Portadores da Síndrome de Tourette podem sofrer com visão estereotipada da doença


13 de março de 2019


Síndrome causa tiques motores e fônicos, que se manifestam em diferentes níveis.

Foto: Pixabay.com

Quem é fã de jogos virtuais provavelmente já ouviu falar da Síndrome de Tourette. O transtorno ficou mais conhecido depois que Dilera, streamer brasileiro, postou vídeos em que manifesta sinais do distúrbio, como a vocalização de termos obscenos ou afirmações depreciativas e socialmente impróprias. No entanto, segundo ex-professor do Departamento de Saúde Mental da Faculdade de Medicina, Arthur Kummer, esse sintoma, chamado coprolalia, não é tão comum em portadores da síndrome, que podem ter manifestações que variam desde as mais leves até as mais graves.

O transtorno neurodesenvolvimental é caracterizado pela ocorrência conjunta de tiques motores e fônicos, que se instalam durante a infância. O professor explica que os tiques são movimentos ou vocalizações involuntárias, repetidos de forma não rítmica e que, de alguma forma, trazem algum tipo de incomodo para a pessoa que os manifesta.

“As manifestações podem variar de intensidade, desde as mais leves, como piscar os olhos, ou fazer sons guturais, até as mais complexas, como saltar, ou proferir frases completas”, conta Kummer. Quando esses tiques se apresentam combinados, por um período de, pelo menos, um ano, é definido o quadro clínico da Síndrome de Tourette.

Embora as causas precisas do transtorno ainda sejam desconhecidas, acredita-se que os fatores genéticos podem estar relacionados. Isso porque, segundo o professor, os tiques surgem a partir de características desenvolvimentais.

“Geralmente estão envolvidas características do circuito cerebral, ou de algumas regiões do cérebro, que de alguma forma tem impacto no desenvolvimento motor”, conta. Isso explica, também, porque a síndrome normalmente se manifesta durante a infância, fase de aprimoramento cognitivo. Alguns fatores ambientais também podem interferir nessa regulação.

Segundo o professor Arthur Kummer , os tiques tendem a sofrer modificações ao longo da vida.

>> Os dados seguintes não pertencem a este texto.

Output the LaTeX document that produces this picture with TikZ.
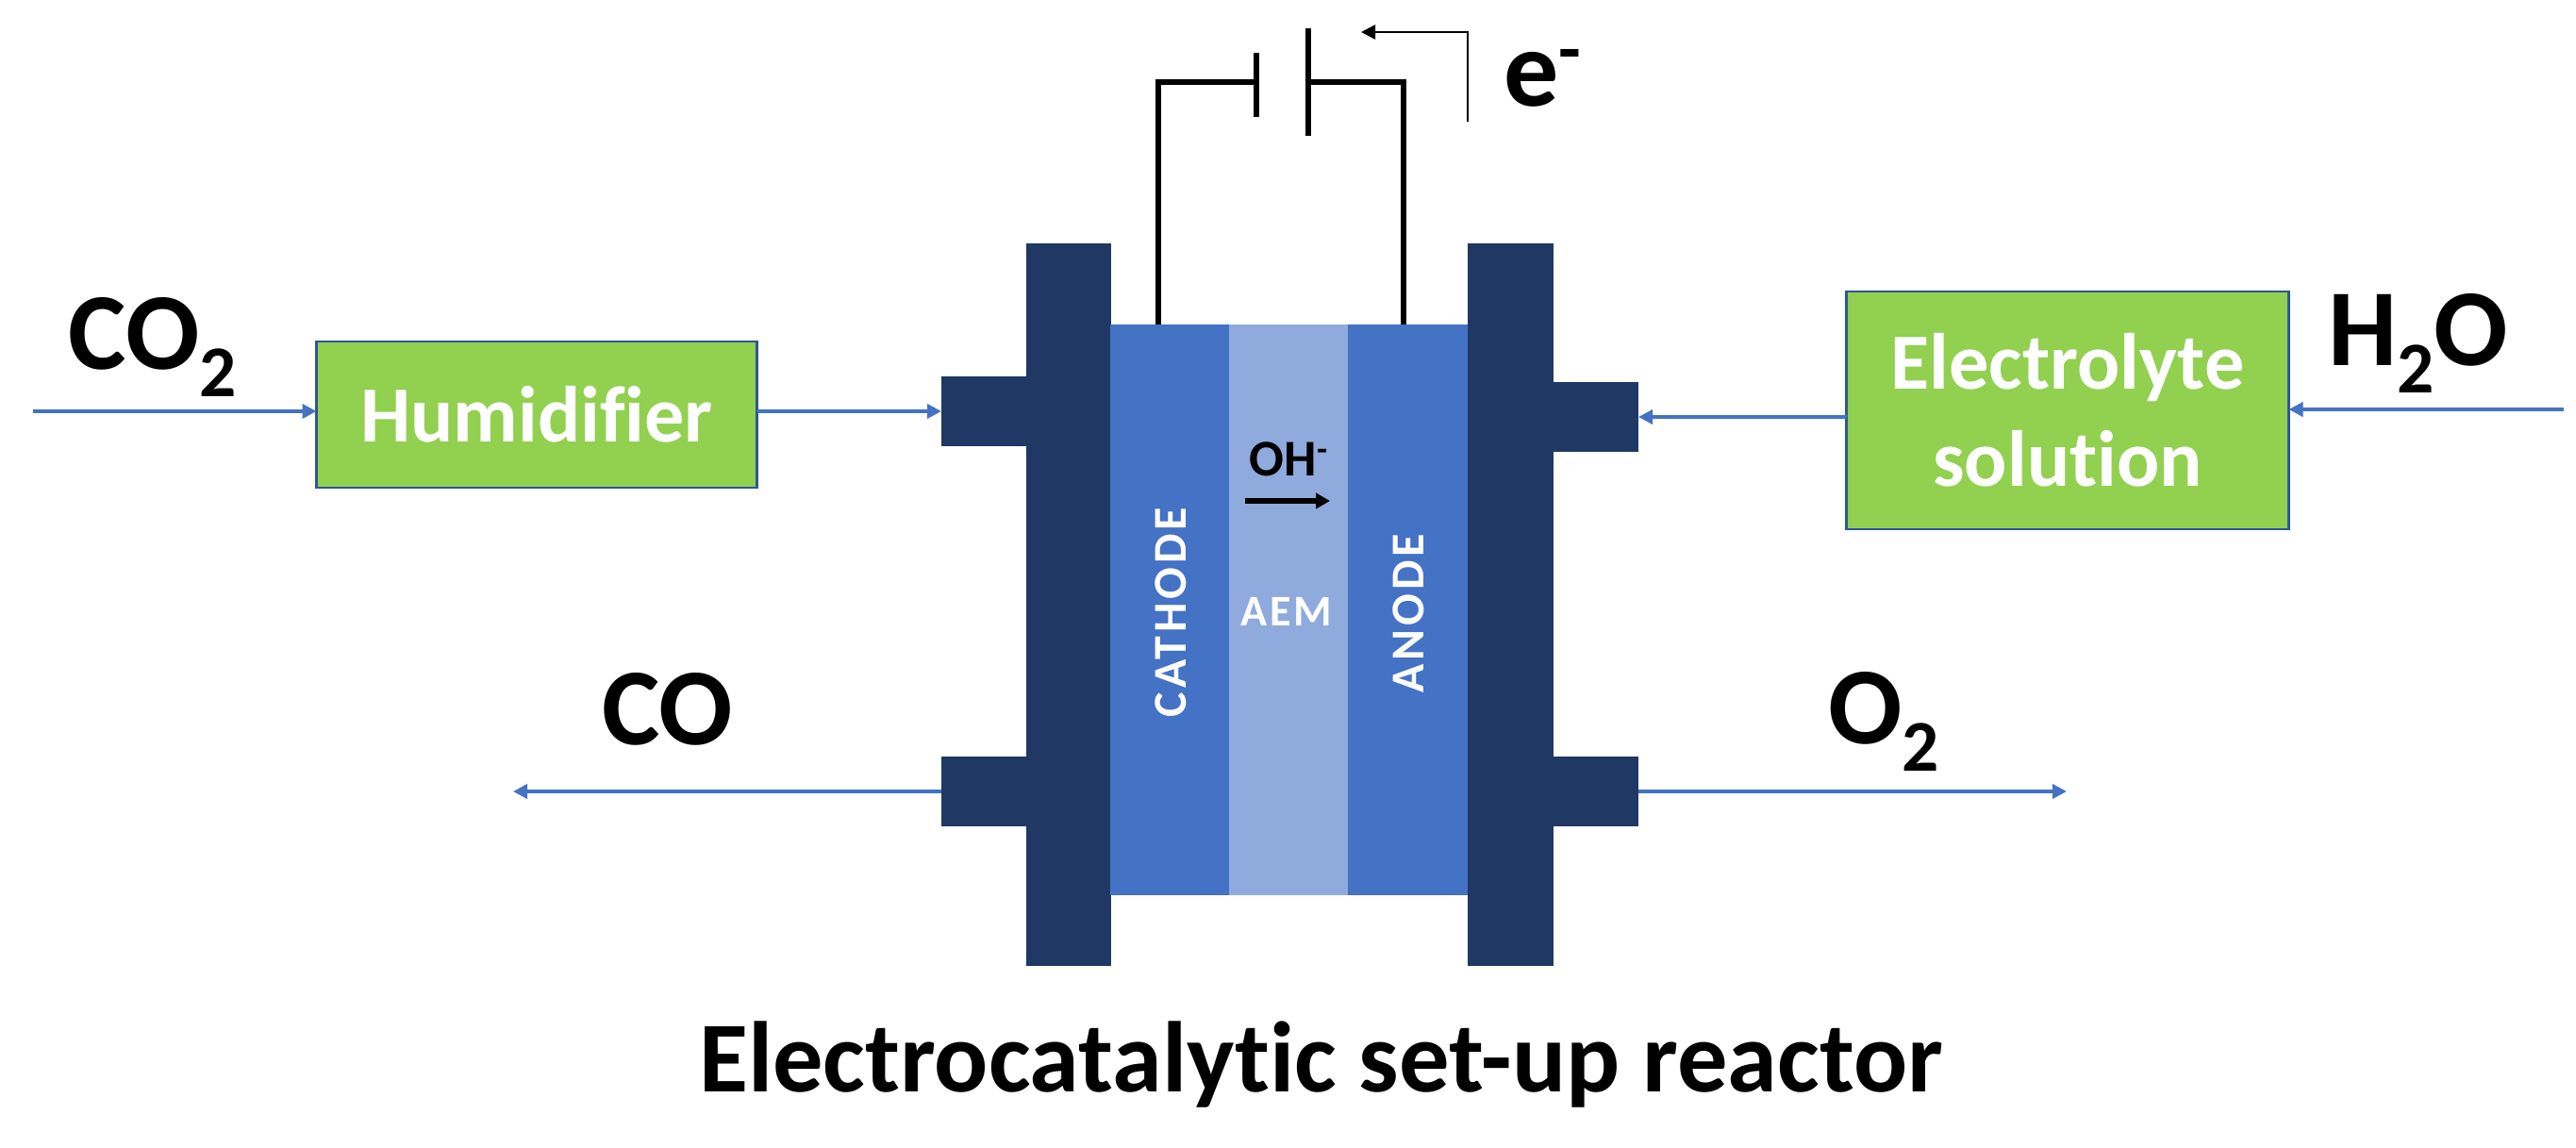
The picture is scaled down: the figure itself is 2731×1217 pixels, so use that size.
\documentclass[tikz,border=0pt]{standalone}
\usepackage{fontspec}
\setmainfont{Carlito}[Ligatures=CommonOff]
\usepackage{tikz}
\usetikzlibrary{arrows.meta,positioning,calc}
\definecolor{plate}{HTML}{203864}
\definecolor{elec}{HTML}{4472C4}
\definecolor{mem}{HTML}{8FAADC}
\definecolor{grn}{HTML}{92D050}
\definecolor{edge}{HTML}{2F5597}
\tikzset{
  >={Triangle[length=1.5mm,width=1.5mm]},
  layer/.style={draw=none,anchor=north west,inner sep=0pt,outer sep=0pt},
  pbar/.style={layer,fill=plate},
  gbox/.style={draw=edge,fill=grn,line width=0.8pt,inner sep=0pt,outer sep=0pt,align=center,text=white,font=\fontsize{24}{29.2}\selectfont\bfseries},
  lab/.style={inner sep=0pt,outer sep=0pt,anchor=base west,font=\fontsize{33}{40}\selectfont\bfseries},
  slab/.style={font=\fontsize{14.2}{17}\selectfont\bfseries\addfontfeature{LetterSpace=8},white,inner sep=0pt},
  flow/.style={->,draw=elec,line width=1.05pt},
  wire/.style={draw=black,line width=1.9pt},
}
\newcommand{\subtwo}{\raisebox{-2.9mm}{\fontsize{22}{26}\selectfont 2}}
\begin{document}
\begin{tikzpicture}[x=0.1mm,y=-0.1mm]
\useasboundingbox (0,0) rectangle (2731,1217);
% end plates with their stubs
\node[pbar,minimum width=9mm,minimum height=76.6mm] (lplate) at (1088,258) {};
\node[pbar,minimum width=9.1mm,minimum height=76.6mm] (rplate) at (1556,258) {};
\node[pbar,minimum width=9mm,minimum height=7.4mm] (lin) at (998,399) {};
\node[pbar,minimum width=9mm,minimum height=7.4mm] (lout) at (998,802) {};
\node[pbar,minimum width=9mm,minimum height=7.4mm] (rin) at (1647,405) {};
\node[pbar,minimum width=9mm,minimum height=7.4mm] (rout) at (1647,802) {};
% cell layers
\node[layer,fill=elec,minimum width=12.6mm,minimum height=60.5mm] (cath) at (1177,344) {};
\node[layer,fill=mem,minimum width=12.6mm,minimum height=60.5mm] (aem) at (1303,344) {};
\node[layer,fill=elec,minimum width=12.7mm,minimum height=60.5mm] (anod) at (1429,344) {};
\node[slab,rotate=90] (cathl) at (1241.5,649) {CATHODE};
\node[slab,font=\fontsize{13.2}{16}\selectfont\bfseries\addfontfeature{LetterSpace=6}] (aeml) at (1364,648) {AEM};
\node[slab,rotate=90] (anodl) at (1493,650.5) {ANODE};
% battery
\coordinate (lw) at (1228,344);
\coordinate (rw) at (1488,344);
\coordinate (p1) at (1332,87);
\coordinate (p2) at (1387,87);
\draw[wire] (lw) |- (p1);
\draw[wire] (rw) |- (p2);
\draw[wire] (1332,56) -- (1332,124);
\draw[wire] (1387,30) -- (1387,144);
\coordinate (es) at (1556,129);
\coordinate (ee) at (1443,34);
\draw[->,line width=0.7pt] (es) |- (ee);
\node[lab] (el) at (1594,112) {e\raisebox{3.4mm}{\fontsize{22}{26}\selectfont -}};
% ion
\node[inner sep=0pt,anchor=base,font=\fontsize{15.5}{18}\selectfont\bfseries] (oh) at (1366,504) {OH\raisebox{1.6mm}{\fontsize{10.3}{12}\selectfont -}};
\coordinate (o1) at (1320,531);
\coordinate (o2) at (1410,531);
\draw[->,line width=1.5pt,>={Triangle[length=1.5mm,width=1.6mm]}] (o1) -- (o2);
% boxes
\node[gbox,minimum width=46.7mm,minimum height=15.5mm] (hum) at (569,439.5) {Humidifier};
\node[gbox,minimum width=46.9mm,minimum height=25.2mm] (sol) at (2192,435) {Electrolyte\\solution};
% species
\node[lab] (co2) at (73,391) {CO\subtwo};
\node[lab] (co) at (638,789) {CO};
\node[lab] (o2) at (1938,788) {O\subtwo};
\node[lab] (h2o) at (2468,387) {H\subtwo O};
% flows
\coordinate (c1) at (35,436);
\coordinate (c2) at (2718,434);
\coordinate (c3) at (544,839);
\coordinate (c4) at (2191,839);
\draw[flow] (c1) -- (c1-|hum.west);
\draw[flow] (hum.east|-lin.west) -- (lin.west);
\draw[flow] (sol.west|-rin.east) -- (rin.east);
\draw[flow] (c2) -- (c2-|sol.east);
\draw[flow] (lout.west) -- (c3);
\draw[flow] (rout.east) -- (c4);
\node[font=\fontsize{30.3}{36}\selectfont\bfseries,inner sep=0pt,anchor=base] (title) at (1400.5,1157) {Electrocatalytic set-up reactor};
\end{tikzpicture}
\end{document}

Mas, com o acompanhamento adequado, a gravidade normalmente reduz com a chegada da adolescência.

“Na minoria dos casos os tiques diminuem de intensidade e raramente há uma piora”, diz.

Intervenções

Existem duas principais intervenções, uma medicamentosa e outra psicoterápica. O tratamento com medicamentos é feito com os chamados antipsicóticos, mas isso não significa que a pessoa com Tourette seja psicótica. “São medicamentos com especificidades para tratar diretamente a síndrome”, afirma o professor.

Já os tratamentos psicoterápicos utilizam técnicas da terapia comportamental, que segundo Arthur, são comprovadamente eficientes no controle dos tiques. São utilizadas, também, estratégias de prevenção à resposta e outras práticas mais específicas. “Somente em casos muito extremos são utilizados outros tipos de tratamento, como a toxina botulínica e a neurocirurgia”, explica.

Convivendo com a Síndrome

Em alguns casos, há repercussões psicossociais que podem levar a quadros de ansiedade ou depressão. “A criança fica receosa por apresentar os tiques e os amigos da escola começarem a praticar bullying por causa disso. Aí ela pode começar a desenvolver uma depressão, por exemplo”, esclarece o professor. Nesses casos, o tratamento deve ser ampliado, no intuito de contemplar esses efeitos.

Existem, ainda, quadros de tiques mais graves que podem gerar repercussões ainda mais graves, inclusive físicas. “Já vi casos de crianças que mordiam a própria língua, o que gerava lesões graves. Alguém que tenha o tique de torcer o pescoço, pode fazer isso em uma intensidade que gere problemas ósseos, ou na medula”, informa.

Estereótipo e associação com outros transtornos

Em geral, as pessoas têm a tendência de enxergar o Tourette através de um quadro estereotipado.

“A partir de pesquisas na internet e do que é retratado nos filmes, cria-se um imaginário muito dramático da síndrome. Porém, nesses casos mais graves geralmente estão envolvidos outros transtornos”, ressalta.

O Transtorno do Déficit de Atenção com Hiperatividade (TDAH), por exemplo, normalmente se associa à síndrome, bem como outros transtornos de coordenação motora e dificuldade de aprendizado.

Ainda de acordo com o especialista, também é muito raro que os tiques apareçam em outras faixas etárias, como na vida adulta. Se isso acontece é preciso fazer um diagnóstico diferencial, pensando na possibilidade de se identificar outras doenças neodegenarativas. “Se um adulto que nunca teve tique começa a manifestar, é preciso investigar se é só um tique mesmo, ou se a ocorrência pode indicar alguma doença mais grave”, conclui.